> **Records to use**:
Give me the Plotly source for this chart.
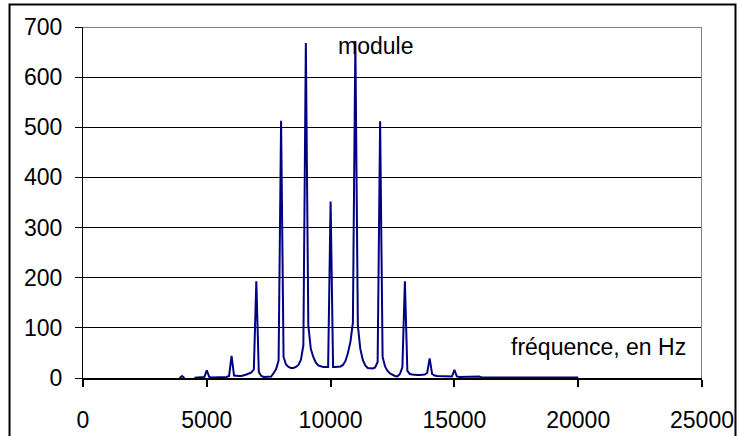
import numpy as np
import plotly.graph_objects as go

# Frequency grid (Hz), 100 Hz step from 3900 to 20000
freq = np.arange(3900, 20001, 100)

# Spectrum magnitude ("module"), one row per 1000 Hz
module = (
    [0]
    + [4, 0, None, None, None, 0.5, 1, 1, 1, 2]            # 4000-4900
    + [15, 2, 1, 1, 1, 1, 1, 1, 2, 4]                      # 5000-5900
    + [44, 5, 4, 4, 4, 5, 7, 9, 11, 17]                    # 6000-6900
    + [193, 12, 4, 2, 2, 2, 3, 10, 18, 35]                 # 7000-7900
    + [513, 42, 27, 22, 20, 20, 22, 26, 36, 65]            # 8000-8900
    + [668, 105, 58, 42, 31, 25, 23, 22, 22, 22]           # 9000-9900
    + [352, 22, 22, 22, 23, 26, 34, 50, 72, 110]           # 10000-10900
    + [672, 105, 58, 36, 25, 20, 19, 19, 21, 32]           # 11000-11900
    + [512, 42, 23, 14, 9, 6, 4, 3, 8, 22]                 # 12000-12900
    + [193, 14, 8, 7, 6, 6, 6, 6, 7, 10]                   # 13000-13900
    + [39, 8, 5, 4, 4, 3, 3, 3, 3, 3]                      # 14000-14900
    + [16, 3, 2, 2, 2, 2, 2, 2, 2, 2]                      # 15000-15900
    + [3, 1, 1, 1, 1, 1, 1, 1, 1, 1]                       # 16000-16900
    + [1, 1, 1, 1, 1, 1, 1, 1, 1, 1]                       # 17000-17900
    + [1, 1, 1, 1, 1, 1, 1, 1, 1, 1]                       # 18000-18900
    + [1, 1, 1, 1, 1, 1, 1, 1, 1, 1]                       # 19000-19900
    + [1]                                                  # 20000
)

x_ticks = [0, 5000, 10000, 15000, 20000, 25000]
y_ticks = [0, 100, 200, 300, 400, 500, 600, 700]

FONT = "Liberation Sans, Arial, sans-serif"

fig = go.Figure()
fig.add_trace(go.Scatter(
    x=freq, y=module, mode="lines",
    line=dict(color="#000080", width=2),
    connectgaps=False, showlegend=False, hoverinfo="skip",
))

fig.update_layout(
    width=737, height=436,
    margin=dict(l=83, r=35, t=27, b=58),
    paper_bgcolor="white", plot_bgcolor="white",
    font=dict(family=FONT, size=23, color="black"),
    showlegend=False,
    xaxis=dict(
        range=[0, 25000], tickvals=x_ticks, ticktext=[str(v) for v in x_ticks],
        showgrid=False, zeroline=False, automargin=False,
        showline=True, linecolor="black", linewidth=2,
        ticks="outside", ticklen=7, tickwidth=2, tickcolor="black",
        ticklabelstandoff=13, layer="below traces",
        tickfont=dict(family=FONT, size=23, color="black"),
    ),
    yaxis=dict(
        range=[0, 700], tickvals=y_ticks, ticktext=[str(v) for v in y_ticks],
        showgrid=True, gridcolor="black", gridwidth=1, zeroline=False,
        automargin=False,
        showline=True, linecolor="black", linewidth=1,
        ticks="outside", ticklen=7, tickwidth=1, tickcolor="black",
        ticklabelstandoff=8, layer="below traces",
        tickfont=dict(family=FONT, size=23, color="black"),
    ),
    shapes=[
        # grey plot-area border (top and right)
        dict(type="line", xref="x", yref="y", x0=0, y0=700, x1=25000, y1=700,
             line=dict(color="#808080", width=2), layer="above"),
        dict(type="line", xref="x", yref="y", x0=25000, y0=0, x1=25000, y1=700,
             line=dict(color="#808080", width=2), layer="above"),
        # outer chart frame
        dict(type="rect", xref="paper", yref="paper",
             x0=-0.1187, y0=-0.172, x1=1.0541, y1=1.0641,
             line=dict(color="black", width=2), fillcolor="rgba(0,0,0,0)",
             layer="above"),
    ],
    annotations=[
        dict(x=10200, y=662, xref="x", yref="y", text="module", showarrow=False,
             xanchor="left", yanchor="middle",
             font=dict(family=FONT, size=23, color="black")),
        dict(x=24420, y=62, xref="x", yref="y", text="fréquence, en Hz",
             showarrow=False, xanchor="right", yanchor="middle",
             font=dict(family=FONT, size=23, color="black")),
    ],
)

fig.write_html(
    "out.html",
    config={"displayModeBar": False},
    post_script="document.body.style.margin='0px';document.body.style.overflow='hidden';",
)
...
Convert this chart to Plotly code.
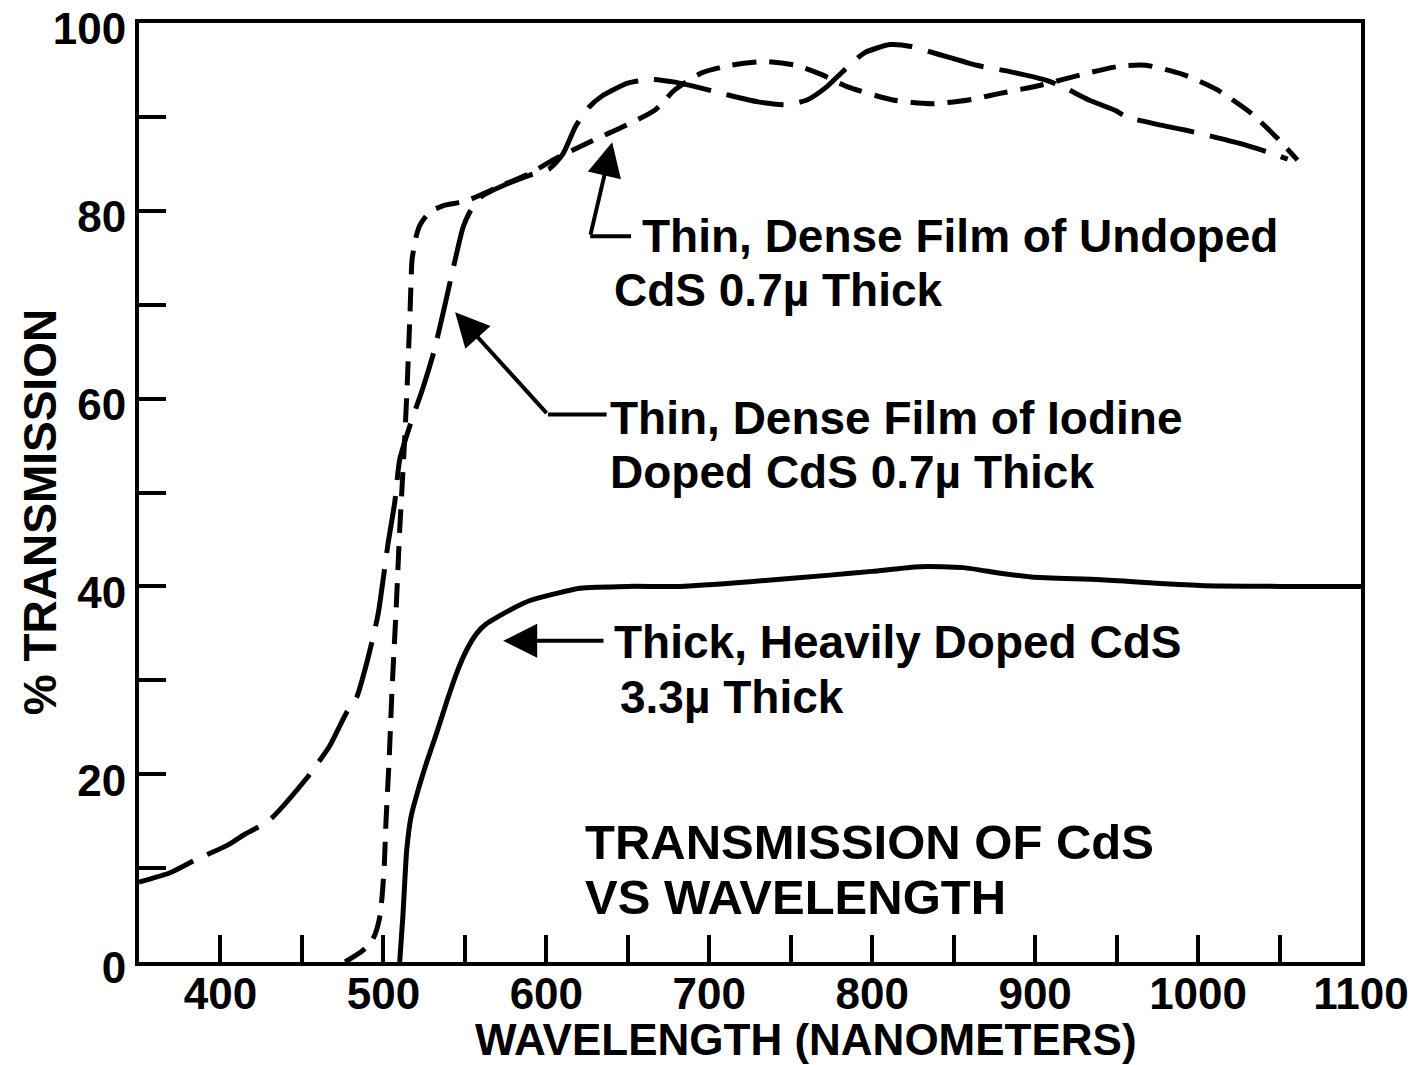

> **Exercise directions**:
Retype, word for word, only the lines from the one containing "Give me the Plotly source for this chart." through the one containing "freq = np.arange(3900, 20001, 100)", both included, and leave out any pictures.

> **Expected output**:
Give me the Plotly source for this chart.
import numpy as np
import plotly.graph_objects as go

# Frequency grid (Hz), 100 Hz step from 3900 to 20000
freq = np.arange(3900, 20001, 100)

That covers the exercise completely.